Our Rail Optimization Solutions help railroads move freight faster and more cost-effectively. The RailConnect Transportation Management System and Movement Planner System help railroads analyze critical information in real time to plan and optimize business outcomes, operations and asset utilization. These intelligent solutions deliver real efficiencies: Norfolk Southern, a major Movement Planner customer, estimates that every 1 mph increase in network speed saves an estimated $200 million in annual capital and operating expenses. In 2012, we expanded our Optimization Solutions portfolio by acquiring RMI, a leading supplier of transportation management systems used by railroads across North America to manage operations, improve information flow, increase productivity and reduce cost.
Last year, we set focused execution goals for GE: double-digit industrial earnings growth; margin expansion; restarting the GE Capital dividend to the parent; reducing the size of GE Capital; and balanced capital allocation. We achieved all of our goals for the year.
In 2012, our industrial segment earnings grew by 10% to $15.5 billion. Our industrial segment organic revenue growth was 8% and margins grew by 30 basis points, both metrics comparing favorably to peers. Growth was broad-based; all of our reported segments grew earnings for the first time since 2006. We finished the year with $210 billion of backlog, a record for the Company.
We grow our industrial businesses by pulling the same “levers.”
Oil & Gas is our fastest-growing business, with revenue of $15 billion and earnings growing 16%. We compete in high-growth markets. We are investing to launch new products fully utilizing our broad technical capability. For instance, we launched the first subsea compressor at Statoil, creating an industry-leading position. Our orders grew by 16% in the year, and we are winning new business around the world.
Our Power & Water business grew earnings by 8% in 2012, and we expect to be about flat in 2013. We are well-positioned for long-term growth in natural gas power generation, distributed power, and services. However, Wind power generation—where GE leads—is more volatile. We had a very strong year in 2012 but, due to U.S. regulatory uncertainty, this year will be difficult. Based on strong global demand with expanding service, we expect Power & Water growth to resume in 2014.
Over the next few years, we see earnings upside by improving our performance in markets like Energy Management. This business is complementary to our core infrastructure franchise, yet our share is less than 10% and our margins are lower than those of our competitors. We are seeing outstanding opportunities for growth in power conversion and digital energy.
We expect another year of strong industrial performance in 2013. Oil & Gas, Aviation, Healthcare and Transportation should hit “all-time-high earnings” in 2013. Our plan targets 10% industrial earnings growth.

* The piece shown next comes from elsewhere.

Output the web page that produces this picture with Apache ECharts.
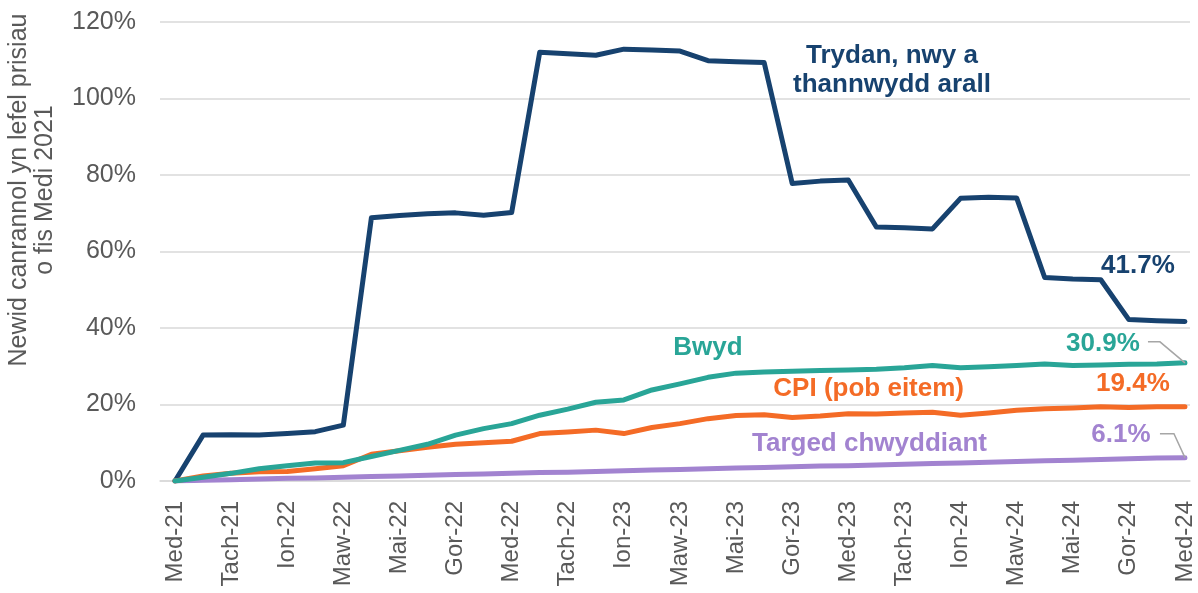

GE Capital had earnings of $7.4 billion, up 12%. Our Tier 1 common ratio is 10.2%, well above the regulatory goals. GE received a $6.4 billion dividend from Capital. Our team has done a great job of reducing commercial real estate exposure, which was $46 billion at year-end, down 50% from its peak. GE Capital continues to outperform regional and money center banks in important areas like net interest margins and losses.
The “core” of GE Capital is being a leading lender to middle market customers, building on our deep experience in, and understanding of, these markets and assets. In businesses like sponsor finance, aircraft leasing and retail services, and middle market lending and leasing, GE Capital has deep domain experience and will continue to grow.